Over the past few months, while paid website-making work has been thin on the ground, I’ve been using my free time to churn through my to do lists and am now slowly crossing off items from the “Someday” list that I thought I’d never get round to. The latest, and lengthiest, has been to re-build my site. This is now done and it hopefully looks no different.
I had two aims. The first was to scrap the over-complicated home-brewed PHP framework and Smarty templating in favour of a more vanilla Movable Type (MT) site. The second aim was to belatedly get my head round MT v4’s tags and ways of doing things.
One of the dilemmas with making a website around any weblog-oriented CMS is how to incorporate all the bits of the site that aren’t a weblog. These days other standalone pages are no problem because MT, WordPress, etc, let you create hierarchies of pages that have little to do with all the webloggery organisation. But if you have some pages that are more complicated, integration can be tricky. This is probably why most Web 2.0 sites that have associated “site news”-type weblogs keep the weblog entirely separate from the rest of the site — integration is just too difficult to be worth it.
For me, the trickiest bit of integration is my database of what I’ve been reading.

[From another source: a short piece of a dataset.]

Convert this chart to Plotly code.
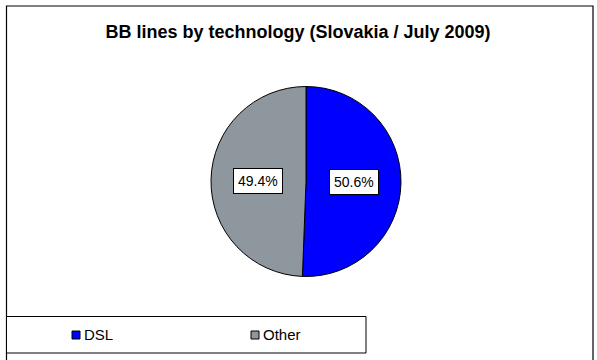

It’s dynamically generated from a MySQL database with PHP and none of its data comes from the MT CMS. So last time around I approached the site as being a PHP/MySQL site in which some of the PHP pages (all the webloggy ones) had data that happened to be generated by MT: the MT templates put all of the data about weblog entries and categories and monthly archives into PHP arrays which, when a page was viewed, were sent to the same kind of Smarty templates used by the rest of the site.
This slightly cumbersome arrangement had all the advantages and disadvantages of both static and dynamic sites:
- Much of the site required occasional rebuilds in MT. (Bad)
- Changes to Smarty templates appeared across the site instantly. (Good)
- There was a chance pages might be slow to display because so much was dynamic. (Bad)
- Because so much was prepared while rebuilding by MT there was less realtime database access than a completely dynamic site. (Good)
Which was all very well but for a personal site it seemed a bit over-engineered and so this time round I decided to approach things from a different angle: Instead of trying to fit the MT-generated content into my PHP framework I’d simply add the few necessary PHP-generated bits into a conventional MT site.
This was probably more feasible than when I last worked on the site because MT is so much more powerful. Now most of the site is purely static, generated entirely by MT, with just some of the sidebar widgets (Last.fm, Flickr, Reading, etc) pulling stuff live out of a database with PHP.
The most clunky part is how I’ve integrated all those Reading pages: these PHP-heavy pages are now Pages within Movable Type’s CMS. It feels nasty to have Pages in MT that are nothing but heavy PHP — it’s a bad interface to edit code in for a start — but it does mean that menus and sidebars and other common parts are easily integrated across every part of the site. If I started creating more sections of the site that needed to be dynamic this solution could get tiresome rather quickly.
As I say, hopefully you’ll notice no difference to how the site looks and works although I’d hope pages load slightly speedier.